On Tue, 21 Mar 2017 10:41:58 +0100
Kristian Fiskerstrand <[email protected]> wrote:

> On 03/21/2017 10:17 AM, Alexis Ballier wrote:
> > On Tue, 21 Mar 2017 09:43:37 +0100
> > Kristian Fiskerstrand <[email protected]> wrote:  
> 
> 
> > (up to discussion ofc)
> > 
> > Pros for eblits vs the above eclasses:
> > - Let eclass/, which is a toplevel directory, be a place for code
> >   useful to several packages, not a random dump of whatever people
> > want to share between ebuilds of the same package (yes, I'm looking
> > at you toolchain or apache2.eclass :) ).
> > - Eblits being in package directory, repoman checks can be extended
> > to look there.
> > - Have a guarantee that eblits are specific to a single package and
> >   cannot "leak" to others by mistake: It greatly simplifies changing
> >   and updating them.
> > - Eblits can be versionned, just the same as ebuilds or eclasses,
> > but old versions have a life expectancy more of the order of an
> > ebuild than that of an eclass. "Newborn" eblits would be expected
> > to be much more frequent than eclasses but less frequent than
> > ebuilds.
> > - Eblits being per-package they'd obey to package rules, not eclass
> >   rules wrt additions, removals, api-preservation, etc.  
> 
> This would be a policy question more than a technical one; we could
> decide e.g on a package-namespace[a] for eclasses following similar
> laxer rules[b].
> 
> > 
> > Cons:
> > - Need a new, somewhat redundant, mechanism.
> > - Can be done without new EAPI but is then restricted to src_*
> > phases.
> > - Very few consumers at the moment (though, considering the current
> >   crusade that's not really a relevant metric to me).
> >   
> 
> Endnotes:
> [a] without changing any PMS (since review requirement is gentoo
> specific) it could be done by namespacing using hyphen or whatnot
> instead of separate directory.

yes, that's the naming i suggested in the part you cut :)

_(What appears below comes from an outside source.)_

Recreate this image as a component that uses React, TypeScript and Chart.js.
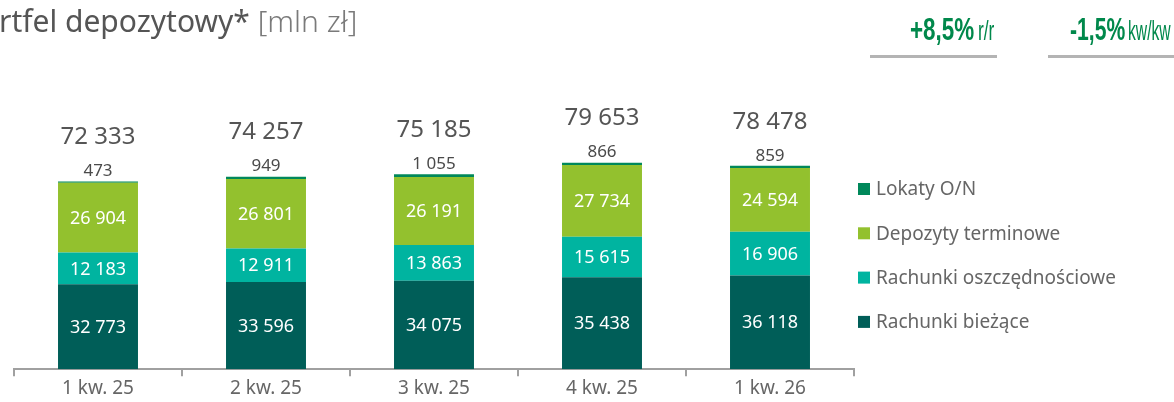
import React, { useEffect, useRef } from "react";
import { Chart, registerables } from "chart.js";

Chart.register(...registerables);

const categories = ["1 kw. 25", "2 kw. 25", "3 kw. 25", "4 kw. 25", "1 kw. 26"];
const rachunkiBiezace = [32773, 33596, 34075, 35438, 36118];
const rachunkiOszczednosciowe = [12183, 12911, 13863, 15615, 16906];
const depozytyTerminowe = [26904, 26801, 26191, 27734, 24594];
const lokatyON = [473, 949, 1055, 866, 859];
const totals = [72333, 74257, 75185, 79653, 78478];

const seriesNames = ["Rachunki bieżące", "Rachunki oszczędnościowe", "Depozyty terminowe", "Lokaty O/N"];
const seriesColors = ["#005e58", "#00b4a0", "#93c12e", "#00885a"];

const kpiYoY = "+8,5%";
const kpiQoQ = "-1,5%";

const FONT = "'Noto Sans', sans-serif";

const fmt = (v: number) => String(v).replace(/\B(?=(\d{3})+(?!\d))/g, " ");

const labelPlugin = {
  id: "labelsAndLegend",
  afterDatasetsDraw(chart: any) {
    const ctx = chart.ctx;
    ctx.save();
    ctx.textAlign = "center";
    ctx.textBaseline = "middle";
    for (let d = 0; d < 3; d++) {
      const meta = chart.getDatasetMeta(d);
      meta.data.forEach((bar: any, i: number) => {
        const v = chart.data.datasets[d].data[i];
        const cy = (bar.y + bar.base) / 2;
        ctx.fillStyle = "#ffffff";
        ctx.font = `18px ${FONT}`;
        ctx.fillText(fmt(v), bar.x, cy + 1);
      });
    }
    const topMeta = chart.getDatasetMeta(3);
    topMeta.data.forEach((bar: any, i: number) => {
      const v = chart.data.datasets[3].data[i];
      ctx.fillStyle = "#4a4a4a";
      ctx.font = `17px ${FONT}`;
      ctx.fillText(fmt(v), bar.x, bar.y - 10);
      ctx.fillStyle = "#555555";
      ctx.font = `24px ${FONT}`;
      ctx.fillText(fmt(totals[i]), bar.x, bar.y - 44);
    });
    const startY = 189;
    const step = 44.3;
    ctx.textAlign = "left";
    for (let k = 0; k < 4; k++) {
      const d = 3 - k;
      const y = startY + k * step;
      ctx.fillStyle = chart.data.datasets[d].backgroundColor;
      ctx.fillRect(858, y - 6, 12, 12);
      ctx.fillStyle = "#666666";
      ctx.font = `19px ${FONT}`;
      ctx.fillText(chart.data.datasets[d].label, 876, y + 1);
    }
    ctx.restore();
  },
};

export default function App() {
  const ref = useRef<HTMLCanvasElement | null>(null);
  useEffect(() => {
    if (!ref.current) return;
    const series = [rachunkiBiezace, rachunkiOszczednosciowe, depozytyTerminowe, lokatyON];
    const chart = new Chart(ref.current, {
      type: "bar",
      data: {
        labels: categories,
        datasets: series.map((s, i) => ({
          label: seriesNames[i],
          data: s,
          backgroundColor: seriesColors[i],
          borderWidth: 0,
          barPercentage: 0.476,
          categoryPercentage: 1,
        })),
      },
      options: {
        responsive: false,
        animation: false,
        layout: { padding: { left: 14, right: 320, top: 58, bottom: 1 } },
        plugins: { legend: { display: false }, tooltip: { enabled: false } },
        scales: {
          x: {
            stacked: true,
            grid: { display: true, drawOnChartArea: false, drawTicks: true, tickLength: 7, color: "#a0a0a0", lineWidth: 2 },
            border: { display: true, color: "#a0a0a0", width: 2 },
            ticks: { color: "#666666", font: { family: FONT, size: 19 }, padding: 1 },
          },
          y: { stacked: true, display: false, min: 0, max: 120000 },
        },
      },
      plugins: [labelPlugin],
    });
    return () => chart.destroy();
  }, []);

  const KFONT = "'Liberation Sans', Arial, sans-serif";
  const kpi = (big: string, small: string, left: number, smallLeft: number, bigScale: number, smallScale: number, lineLeft: number, lineWidth: number) => (
    <>
      <div style={{ position: "absolute", top: 13.4, left, whiteSpace: "nowrap", color: "#00884b", fontFamily: KFONT, fontSize: 32, lineHeight: "32px", fontWeight: 700, transform: `scaleX(${bigScale})`, transformOrigin: "left top" }}>{big}</div>
      <div style={{ position: "absolute", top: 16.8, left: smallLeft, whiteSpace: "nowrap", color: "#00884b", fontFamily: KFONT, fontSize: 28, lineHeight: "28px", transform: `scaleX(${smallScale})`, transformOrigin: "left top" }}>{small}</div>
      <div style={{ position: "absolute", top: 55, left: lineLeft, width: lineWidth, height: 3, background: "#b4b4b4" }} />
    </>
  );

  return (
    <div style={{ position: "fixed", left: 0, top: 0, width: 1174, height: 402, overflow: "hidden", background: "#ffffff" }}>
      <canvas ref={ref} width={1174} height={402} style={{ position: "absolute", left: 0, top: 0 }} />
      <div style={{ position: "absolute", left: -1, top: 0, whiteSpace: "nowrap", fontFamily: FONT, fontSize: 30, color: "#555555" }}>
        <span>rtfel depozytowy*</span>
        <span style={{ color: "#7a7a7a", fontWeight: 300 }}> [mln zł]</span>
      </div>
      {kpi(kpiYoY, "r/r", 910, 978, 0.7, 0.62, 870, 127)}
      {kpi(kpiQoQ, "kw/kw", 1070, 1128, 0.66, 0.56, 1048, 126)}
    </div>
  );
}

but then you'd need boilerplate duplicated code to ensure nothing but
the dedicated package can use that, and still, this doesn't rule out
overlays: you can atomically change cat/pkg/*.ebuild, cat-pkg.eclass,
but then an overlay with cat/pkg and ::gentoo as master will break if
it didn't copy cat-pkg.eclass.

with eblits in e.g. $FILESDIR, $FILESDIR points to the overlay's
location so it is clear that changing it in ::gentoo wont affect the
overlay.
(that's probably something to add to the 'pros' section too actually)

I'm one of those that believe "if you exposed an API, then it becomes
public and you have to maintain that properly; no matter if there are
obvious consumers or not, since the possibility exists you have to
account for that", which is what happens with every eclass wrt overlays.